Decoding Infosys’ ₹32,403 crore tax battle and it’s implications to Indian IT industry

Infosys finds itself in a complex and sensitive situation, facing a tax demand of ₹32,403 crore from the Karnataka State GST authorities. This demand stems from allegations of IGST evasion on expenses incurred by its overseas branch offices. We dissects the issues surrounding this case, offers Infosys’ perspectives, and underscores the significance of the legal battle and potential economic implications.

Infosys’ stance

Infosys firmly rejects the allegations and asserts that its services are not subject to IGST. The company maintains that it has complied with all tax regulations and paid the requisite GST on eligible expenses. Transparency and compliance have always been central to Infosys’ philosophy, and it is prepared to defend its position in the legal proceedings.

Nasscom’s perspective

The industry body, Nasscom, expresses deep concern over the tax demand. They believe it raises critical questions about the interpretation of GST law in relation to cross-border transactions, potentially impacting the IT sector’s future and global IT image. Nasscom advocates for clarity and consistency in GST regulations to prevent similar issues in the future.

The root of the issue

The source of this dispute lies in the intricate nature of cross-border service delivery models and the absence of explicit provisions in the GST law. IT companies often operate in a globalized environment, providing services across multiple jurisdictions. This necessitates a nuanced approach to determining the place of supply for GST purposes, which can be challenging due to the dynamic nature of the IT industry and technological advancements.
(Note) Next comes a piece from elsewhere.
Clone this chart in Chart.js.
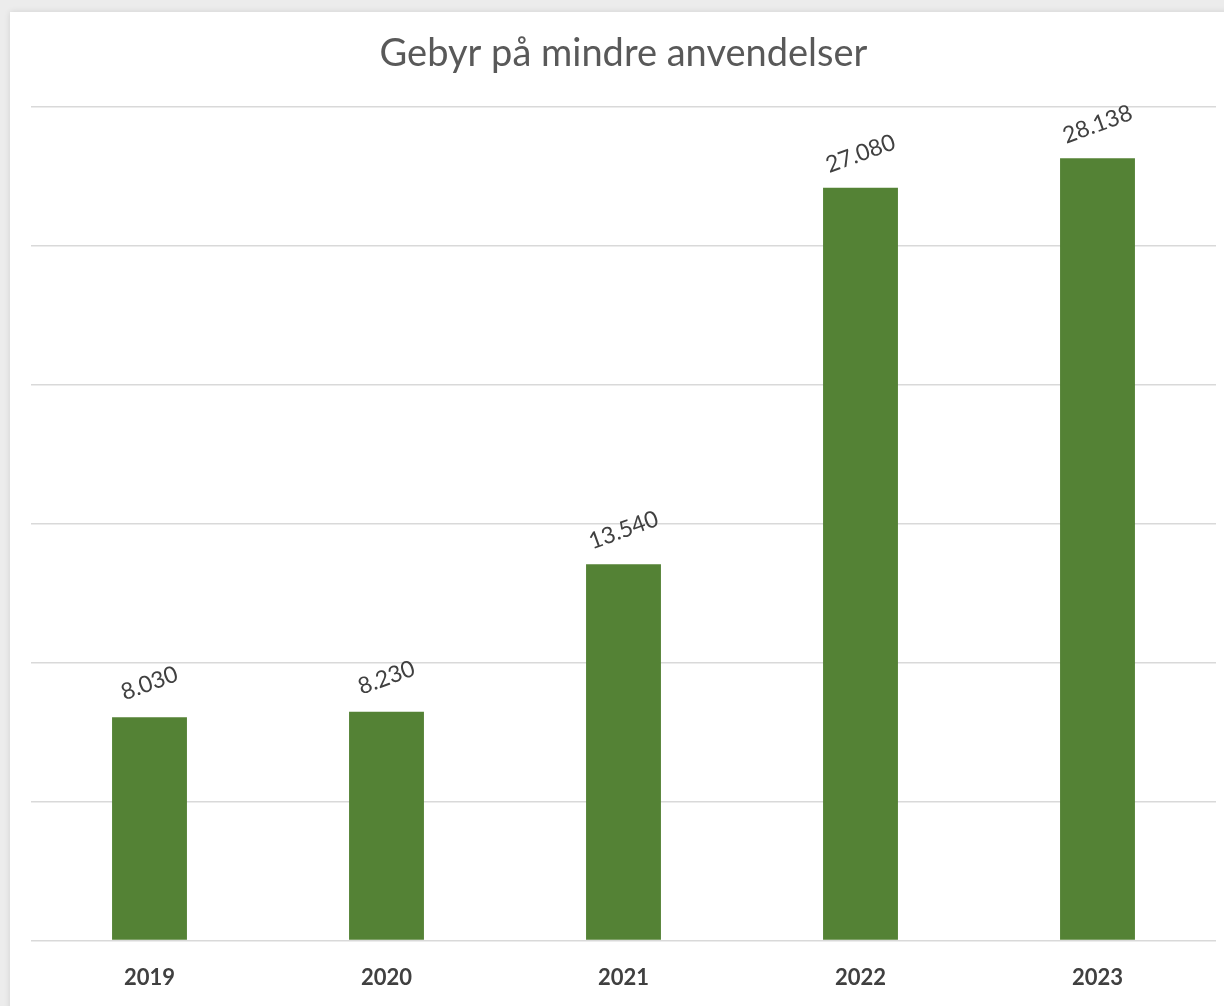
<!DOCTYPE html>
<html>
<head>
<meta charset="utf-8">
<script src="https://cdn.jsdelivr.net/npm/chart.js@4/dist/chart.umd.min.js"></script>
<style>
  html, body { margin: 0; padding: 0; }
  body { width: 1224px; height: 1006px; background: #ececec; position: relative; overflow: hidden; }
  #card { position: absolute; left: 10px; top: 12px; width: 1230px; height: 1010px; background: #fff; box-shadow: 0 0 6px rgba(0,0,0,0.12); }
  #chart { position: absolute; left: 0; top: 0; }
</style>
</head>
<body>
<div id="card"></div>
<canvas id="chart" width="1224" height="1006"></canvas>
<script>
// Data
const years = ['2019', '2020', '2021', '2022', '2023'];
const gebyr = [8030, 8230, 13540, 27080, 28138];
const yTicks = [0, 5000, 10000, 15000, 20000, 25000, 30000];

function formatNo(v) {
    return v.toLocaleString('de-DE');
}

// Labels over søjlerne, drejet lidt
const barLabels = {
    id: 'barLabels',
    afterDatasetsDraw(chart) {
        const ctx = chart.ctx;
        const meta = chart.getDatasetMeta(0);
        ctx.save();
        ctx.font = '23px Lato, "Open Sans", sans-serif';
        ctx.fillStyle = '#404040';
        ctx.textAlign = 'center';
        ctx.textBaseline = 'middle';
        meta.data.forEach((bar, i) => {
            ctx.save();
            ctx.translate(bar.x, bar.y - 34);
            ctx.rotate(-20 * Math.PI / 180);
            ctx.fillText(formatNo(gebyr[i]), 0, 0);
            ctx.restore();
        });
        ctx.restore();
    }
};

new Chart(document.getElementById('chart'), {
    type: 'bar',
    data: {
        labels: years,
        datasets: [{
            data: gebyr,
            backgroundColor: '#548235',
            barPercentage: 0.316,
            categoryPercentage: 1
        }]
    },
    options: {
        responsive: false,
        animation: false,
        devicePixelRatio: 1,
        layout: { padding: { left: 31, right: 8, top: 0, bottom: -9 } },
        plugins: {
            legend: { display: false },
            tooltip: { enabled: false },
            title: {
                display: true,
                text: 'Gebyr på mindre anvendelser',
                color: '#595959',
                font: { family: 'Lato, "Open Sans", sans-serif', size: 38, weight: 'normal' },
                padding: { top: 31, bottom: 30 }
            }
        },
        scales: {
            x: {
                grid: { display: false, drawTicks: false },
                border: { display: false },
                ticks: {
                    color: '#404040',
                    padding: 24,
                    font: { family: 'Lato, "Open Sans", sans-serif', size: 22, weight: 'bold' }
                }
            },
            y: {
                min: 0,
                max: 30000,
                afterBuildTicks(scale) {
                    scale.ticks = yTicks.map(v => ({ value: v }));
                },
                ticks: { display: false },
                border: { display: false },
                grid: { color: '#d9d9d9', lineWidth: 1.5, drawTicks: false }
            }
        }
    },
    plugins: [barLabels]
});
</script>
</body>
</html>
The lack of clear-cut guidelines creates an environment of uncertainty for IT companies, making them vulnerable to tax demands.

Potential impacts

The Infosys tax case holds substantial implications for the IT industry. If the tax authorities’ stance prevails, it could set a dangerous precedent, exposing other IT companies to similar demands and eroding investor confidence. This could stifle growth and hinder India’s position as a global IT hub. The potential revenue loss for the government is also a significant concern. Moreover, a broad-based tax crackdown on the IT sector could negatively affect growth and tax revenue in the long run.

Policy implications

Clarification of place of supply for IT services, particularly those involving cross-border transactions, is essential to reduce ambiguity and prevent future disputes. Considering a specialized GST regime tailored to the IT industry could address the sector’s unique challenges and provide much-needed clarity. Simplifying input tax credit rules for IT services, including those procured from overseas, can streamline compliance and reduce the administrative burden on IT companies. Implementing efficient dispute resolution mechanisms, such as specialized tax tribunals for IT-related matters, can expedite the resolution of tax disputes and boost investor confidence. Strengthening cooperation with other tax jurisdictions can facilitate the exchange of information and best practices, leading to a more harmonized global tax environment for the IT industry. 

The Infosys-GST dispute is likely to result in a protracted legal battle, with both sides presenting strong arguments. The interpretation of GST laws and their application in the context of cross-border services will hold paramount significance. 

Meanwhile, there are reports that  more IT firms may be under scrutiny and government may likely to send more notices to major IT firms as a part of investigation and scrutiny over evasion of tax on services by their oversees offices.